Load an embedding model.

PARAMETER	DESCRIPTION
`model_name`	Model name (default: all-MiniLM-L6-v2) TYPE:`Optional[str]`DEFAULT:`None`
`cache_dir`	Directory for caching TYPE:`Optional[Path]`DEFAULT:`None`
`device`	Device to run on TYPE:`Optional[str]`DEFAULT:`None`

RETURNS	DESCRIPTION
`Optional[EmbeddingModel]`	EmbeddingModel instance or None if unavailable

Source code in tenets/core/nlp/ml_utils.py

Python

def load_embedding_model(
    model_name: Optional[str] = None, cache_dir: Optional[Path] = None, device: Optional[str] = None
) -> Optional[EmbeddingModel]:
    """Load an embedding model.

    Args:
        model_name: Model name (default: all-MiniLM-L6-v2)
        cache_dir: Directory for caching
        device: Device to run on

    Returns:
        EmbeddingModel instance or None if unavailable
    """
    logger = get_logger(__name__)

    if not ML_AVAILABLE:
        logger.warning("ML features not available.
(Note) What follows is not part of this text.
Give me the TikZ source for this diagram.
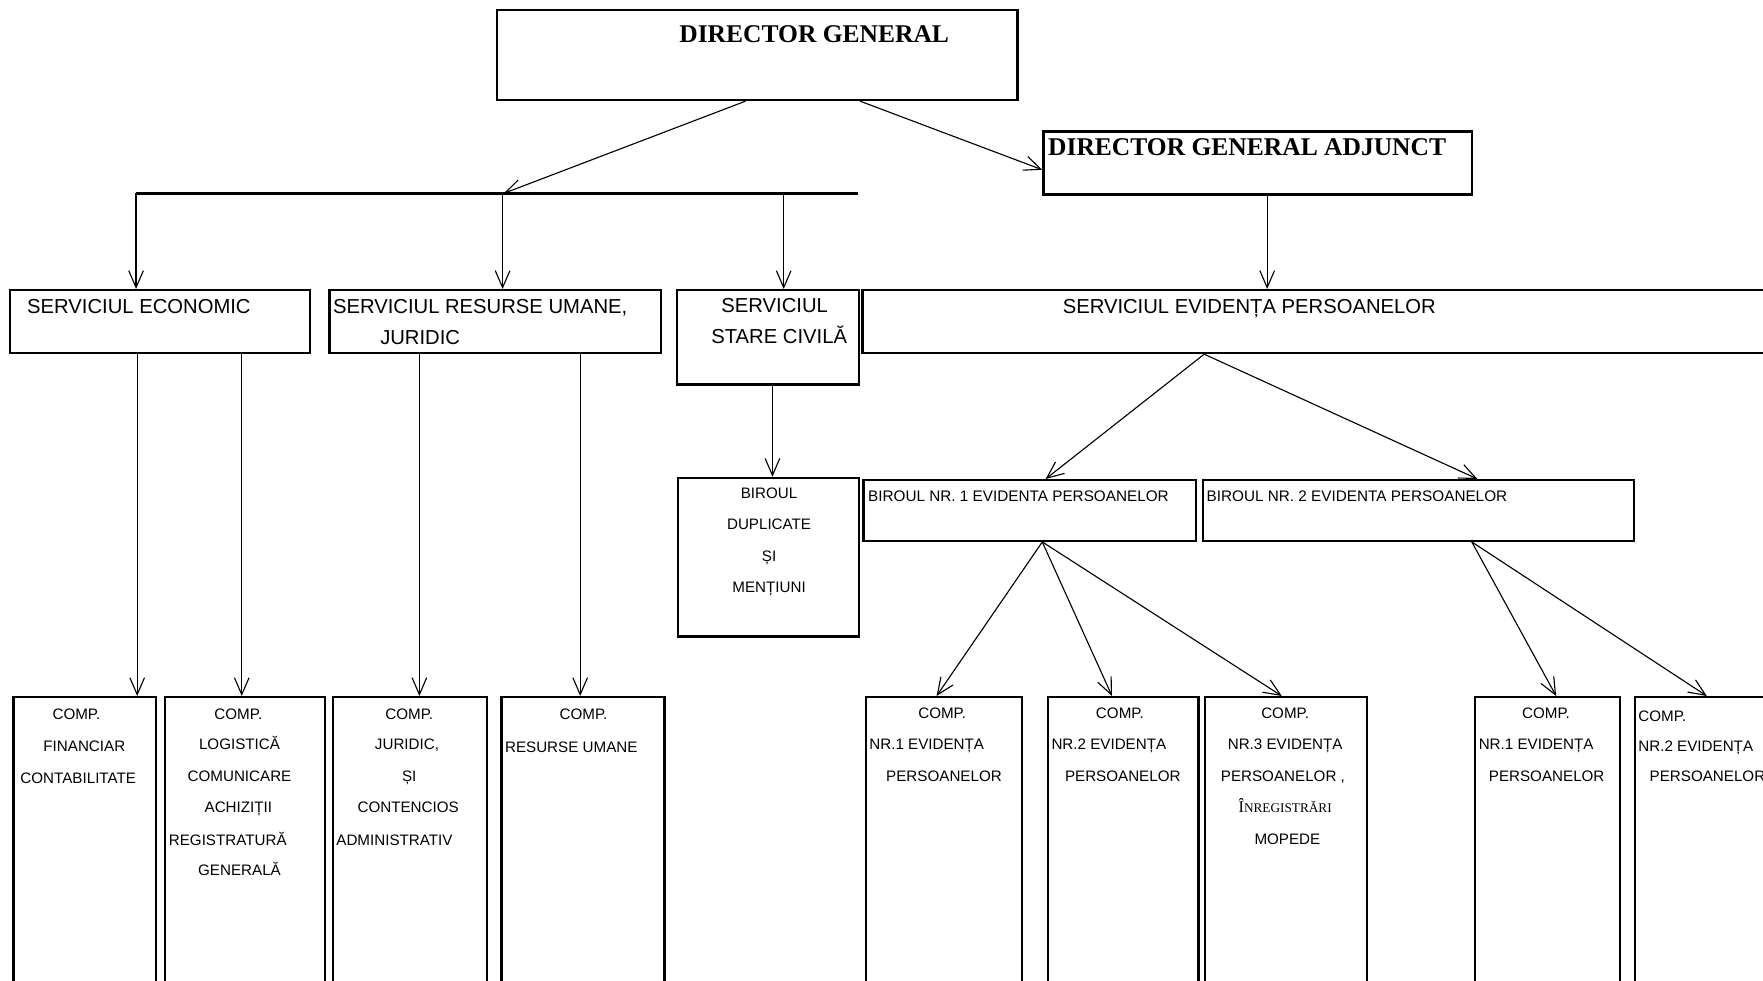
\documentclass[tikz,border=0pt]{standalone}
\usepackage{fontspec}
\setmainfont{Liberation Sans}
\newfontfamily\serifb{Liberation Serif}
\usetikzlibrary{arrows.meta,calc}
\tikzset{
  box/.style={draw, line width=2pt, inner sep=0pt, anchor=north west},
  conn/.style={line width=1pt, -{Straight Barb[length=15pt,width=13pt,line width=1pt]}},
  ttl/.style={inner sep=0pt, font=\serifb\bfseries\fontsize{22.7}{26}\selectfont},
  big/.style={inner sep=0pt, font=\fontsize{18}{20}\selectfont},
  mid/.style={inner sep=0pt, font=\fontsize{13.6}{16}\selectfont},
  sm/.style={inner sep=0pt, font=\fontsize{13.5}{15}\selectfont},
}
\begin{document}
\begin{tikzpicture}[x=1pt, y=-1pt]
\clip (0,0) rectangle (1568,872);
\fill[white] (0,0) rectangle (1568,872);

% ---------- boxes ----------
\node[box, minimum width=463pt, minimum height=80pt] (dg)  at (441,8) {};
\node[box, minimum width=381pt, minimum height=56pt] (dga) at (927,116) {};
\node[box, minimum width=267pt, minimum height=56pt] (se)  at (8,257) {};
\node[box, minimum width=295pt, minimum height=56pt] (sru) at (292,257) {};
\node[box, minimum width=162pt, minimum height=84pt] (ssc) at (601,257) {};
\node[box, minimum width=830pt, minimum height=56pt] (sep) at (766,257) {};
\node[box, minimum width=161pt, minimum height=141pt] (bdm) at (602,424) {};
\node[box, minimum width=296pt, minimum height=54pt] (b1)  at (767,426) {};
\node[box, minimum width=383pt, minimum height=54pt] (b2)  at (1069,426) {};
\node[box, minimum width=127pt, minimum height=270pt] (cfc) at (11,619) {};
\node[box, minimum width=142pt, minimum height=270pt] (cl)  at (146,619) {};
\node[box, minimum width=137pt, minimum height=270pt] (cj)  at (295,619) {};
\node[box, minimum width=145pt, minimum height=270pt] (cru) at (445,619) {};
\node[box, minimum width=139pt, minimum height=270pt] (c1)  at (769,619) {};
\node[box, minimum width=134pt, minimum height=270pt] (c2)  at (931,619) {};
\node[box, minimum width=144pt, minimum height=270pt] (c3)  at (1071,619) {};
\node[box, minimum width=129pt, minimum height=270pt] (c4)  at (1311,619) {};
\node[box, minimum width=160pt, minimum height=270pt] (c5)  at (1453,619) {};

% ---------- texts ----------
\node[ttl, anchor=base west] (dgt)  at (604,37.5) {DIRECTOR GENERAL};
\node[ttl, anchor=base west] (dgat) at (932,138.5) {DIRECTOR GENERAL ADJUNCT};

\node[big, anchor=base west] (set) at (24,278.5) {SERVICIUL ECONOMIC};
\node[big, anchor=base west] (srut1) at (296,278.5) {SERVICIUL RESURSE UMANE,};
\node[big, anchor=base west] (srut2) at (338,306.5) {JURIDIC};
\node[big, anchor=base] (ssct1) at (689,277.5) {SERVICIUL};
\node[big, anchor=base] (ssct2) at (693,305.5) {STARE CIVILĂ};
\node[big, anchor=base west] (sept) at (945,278.5) {SERVICIUL EVIDENȚA PERSOANELOR};

\node[sm, anchor=base] (bdmt1) at (684,443) {BIROUL};
\node[sm, anchor=base] (bdmt2) at (684,471) {DUPLICATE};
\node[sm, anchor=base] (bdmt3) at (684,499) {ȘI};
\node[sm, anchor=base] (bdmt4) at (684,527) {MENȚIUNI};

\node[mid, anchor=base west] (b1t) at (772,446) {BIROUL NR. 1 EVIDENTA PERSOANELOR};
\node[mid, anchor=base west] (b2t) at (1073,446) {BIROUL NR. 2 EVIDENTA PERSOANELOR};

\node[sm, anchor=base] (cfct1) at (68,640) {COMP.};
\node[sm, anchor=base] (cfct2) at (75,668) {FINANCIAR};
\node[sm, anchor=base west] (cfct3) at (18,697) {CONTABILITATE};

\node[sm, anchor=base] (clt1) at (212,640) {COMP.};
\node[sm, anchor=base] (clt2) at (213,667) {LOGISTICĂ};
\node[sm, anchor=base] (clt3) at (213,695) {COMUNICARE};
\node[sm, anchor=base] (clt4) at (212,723) {ACHIZIȚII};
\node[sm, anchor=base west] (clt5) at (150,752) {REGISTRATURĂ};
\node[sm, anchor=base] (clt6) at (213,779) {GENERALĂ};

\node[sm, anchor=base] (cjt1) at (364,640) {COMP.};
\node[sm, anchor=base] (cjt2) at (362,667) {JURIDIC,};
\node[sm, anchor=base] (cjt3) at (364,695) {ȘI};
\node[sm, anchor=base] (cjt4) at (363,723) {CONTENCIOS};
\node[sm, anchor=base west] (cjt5) at (299,752) {ADMINISTRATIV};

\node[sm, anchor=base] (crut1) at (519,640) {COMP.};
\node[sm, anchor=base west] (crut2) at (449,669) {RESURSE UMANE};

\node[sm, anchor=base] (c1t1) at (838,639) {COMP.};
\node[sm, anchor=base west] (c1t2) at (773,667) {NR.1 EVIDENȚA};
\node[sm, anchor=base west] (c1t3) at (788,695) {PERSOANELOR};

\node[sm, anchor=base] (c2t1) at (996,639) {COMP.};
\node[sm, anchor=base west] (c2t2) at (935,667) {NR.2 EVIDENȚA};
\node[sm, anchor=base west] (c2t3) at (947,695) {PERSOANELOR};

\node[sm, anchor=base] (c3t1) at (1143,639) {COMP.};
\node[sm, anchor=base] (c3t2) at (1143,667) {NR.3 EVIDENȚA};
\node[sm, anchor=base] (c3t3) at (1141,695) {PERSOANELOR ,};
\node[inner sep=0pt, anchor=base] (c3t4) at (1143,723) {\serifb\fontsize{14.5}{16}\selectfont Î\fontsize{11.8}{13}\selectfont NREGISTRĂRI};
\node[sm, anchor=base] (c3t5) at (1145,751) {MOPEDE};

\node[sm, anchor=base] (c4t1) at (1375,639) {COMP.};
\node[sm, anchor=base west] (c4t2) at (1315,667) {NR.1 EVIDENȚA};
\node[sm, anchor=base west] (c4t3) at (1324,695) {PERSOANELOR};

\node[sm, anchor=base west] (c5t1) at (1457,642) {COMP.};
\node[sm, anchor=base west] (c5t2) at (1457,668) {NR.2 EVIDENȚA};
\node[sm, anchor=base west] (c5t3) at (1467,695) {PERSOANELOR};

% ---------- connectors ----------
\coordinate (barL) at (121,172);
\coordinate (barR) at (763,172);
\coordinate (barH) at (448,172);
\coordinate (barM) at (447,172);
\coordinate (barS) at (697,172);
\draw[line width=2pt] (barL) -- (barR);

\draw[conn] (663,0 |- dg.south) -- (barH);
\draw[conn] (765,0 |- dg.south) -- ($(dga.west)+(0,6)$);
\draw[conn] (barL) -- (barL |- se.north);
\draw[conn] (barM) -- (barM |- sru.north);
\draw[conn] (barS) -- (barS |- ssc.north);
\draw[conn] (1127,0 |- dga.south) -- (1127,0 |- sep.north);

\draw[conn] (122,0 |- se.south) -- (122,0 |- cfc.north);
\draw[conn] (215,0 |- se.south) -- (215,0 |- cl.north);
\draw[conn] (373,0 |- sru.south) -- (373,0 |- cj.north);
\draw[conn] (516,0 |- sru.south) -- (516,0 |- cru.north);
\draw[conn] (687,0 |- ssc.south) -- (687,0 |- bdm.north);

\draw[conn] (1071,0 |- sep.south) -- (930,0 |- b1.north);
\draw[conn] (1071,0 |- sep.south) -- (1314,0 |- b2.north);

\draw[conn] (927,0 |- b1.south) -- (833,0 |- c1.north);
\draw[conn] (927,0 |- b1.south) -- (989,0 |- c2.north);
\draw[conn] (927,0 |- b1.south) -- (1140,0 |- c3.north);
\draw[conn] (1309,0 |- b2.south) -- (1384,0 |- c4.north);
\draw[conn] (1309,0 |- b2.south) -- (1518,0 |- c5.north);
\end{tikzpicture}
\end{document}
Install with: pip install sentence-transformers")
        return None

    try:
        model_name = model_name or "all-MiniLM-L6-v2"
        return EmbeddingModel(model_name, cache_dir, device)
    except Exception as e:
        logger.error(f"Failed to load embedding model: {e}")
        return None

compute_similarity¶

Python

compute_similarity(model: EmbeddingModel, text1: str, text2: str, cache: Optional[Dict[str, Any]] = None) -> float

Compute semantic similarity between two texts.

PARAMETER	DESCRIPTION
`model`	Embedding model TYPE:`EmbeddingModel`
`text1`	First text TYPE:`str`
`text2`	Second text TYPE:`str`
`cache`	Optional cache dictionary (unused, for API compatibility) TYPE:`Optional[Dict[str, Any]]`DEFAULT:`None`

RETURNS	DESCRIPTION
`float`	Similarity score (0-1)

Source code in tenets/core/nlp/ml_utils.py

Python

def compute_similarity(
    model: EmbeddingModel, text1: str, text2: str, cache: Optional[Dict[str, Any]] = None
) -> float:
    """Compute semantic similarity between two texts.

    Args:
        model: Embedding model
        text1: First text
        text2: Second text
        cache: Optional cache dictionary (unused, for API compatibility)

    Returns:
        Similarity score (0-1)
    """
    if not model or not model.model:
        return 0.0

    try:
        # Use NLP similarity computation
        similarity_calc = SemanticSimilarity(model.model)
        return similarity_calc.compute(text1, text2)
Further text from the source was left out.